◆ **EXERCISE DESCRIPTION**
Everything from the first line down to the line containing "import pandas as pd" is to be retyped exactly, both ends included, with pictures left out.

◆ **COLLECTED MATERIAL**
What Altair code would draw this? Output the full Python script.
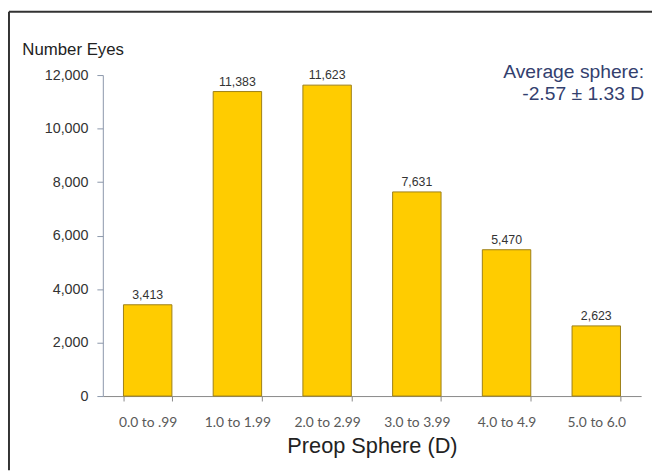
import altair as alt
import pandas as pd

categories = ["0.0 to .99", "1.0 to 1.99", "2.0 to 2.99", "3.0 to 3.99", "4.0 to 4.9", "5.0 to 6.0"]
eyes = [3413, 11383, 11623, 7631, 5470, 2623]
y_ticks = [0, 2000, 4000, 6000, 8000, 10000, 12000]
annotation = ["Average sphere:", "-2.57 ± 1.33 D"]

W, H = 545, 325
PAD = {"left": 96, "top": 65, "right": 11, "bottom": 75}

df = pd.DataFrame({"cat": categories, "eyes": eyes})

x = alt.X("cat:N", sort=categories,
          scale=alt.Scale(paddingInner=0.46, paddingOuter=0.23),
          axis=alt.Axis(title="Preop Sphere (D)", labelAngle=0, tickBand="extent",
                        labelFont="Lato", labelFontSize=14, labelColor="#595959",
                        labelPadding=15, tickSize=5, tickColor="#888888",
                        domainColor="#888888", titleFont="Liberation Sans",
                        titleFontSize=22, titleFontWeight="normal", titleColor="#222222",
                        titlePadding=6))
y = alt.Y("eyes:Q", scale=alt.Scale(domain=[0, 12000], nice=False),
          axis=alt.Axis(values=y_ticks, format=",.0f", grid=False, title="Number Eyes",
                        titleAngle=0, titleAlign="left", titleBaseline="alphabetic",
                        titleX=-82, titleY=-21, titleFont="Liberation Sans",
                        titleFontSize=17, titleFontWeight="normal", titleColor="#222222",
                        labelFont="Liberation Sans", labelFontSize=14.5, labelColor="#333333",
                        labelPadding=9, tickSize=6, tickColor="#8a96aa",
                        domainColor="#8a96aa"))

bars = alt.Chart(df).mark_bar(color="#FFCC00", stroke="#9C7F17", strokeWidth=1).encode(x=x, y=y)
labels = alt.Chart(df).mark_text(dy=-10, font="Liberation Sans", fontSize=12.5,
                                 color="#333333").encode(
    x=alt.X("cat:N", sort=categories), y="eyes:Q", text=alt.Text("eyes:Q", format=",.0f"))

ann = alt.Chart(pd.DataFrame({"t": ["\n".join(annotation)]})).mark_text(
    align="right", baseline="alphabetic", lineBreak="\n", font="Liberation Sans",
    fontSize=19.5, color="#33406E", lineHeight=22).encode(
    x=alt.value(W + 3), y=alt.value(3), text="t:N")

frame_left = alt.Chart(pd.DataFrame({"a": [0]})).mark_rule(color="#333333", strokeWidth=2).encode(
    x=alt.value(-PAD["left"] + 1), y=alt.value(-PAD["top"] + 1), y2=alt.value(H + PAD["bottom"]))
frame_top = alt.Chart(pd.DataFrame({"a": [0]})).mark_rule(color="#333333", strokeWidth=2).encode(
    y=alt.value(-PAD["top"] + 1), x=alt.value(-PAD["left"] + 1), x2=alt.value(W + PAD["right"]))

chart = alt.layer(bars, labels, ann, frame_left, frame_top).properties(
    width=W, height=H, padding=PAD, autosize=alt.AutoSizeParams(type="none"),
    background="white"
).configure_view(stroke=None)

chart.save("out.html", embed_options={"renderer": "svg", "actions": False})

◆ **ANSWER TO THIS PROBLEM**
What Altair code would draw this? Output the full Python script.
import altair as alt
import pandas as pd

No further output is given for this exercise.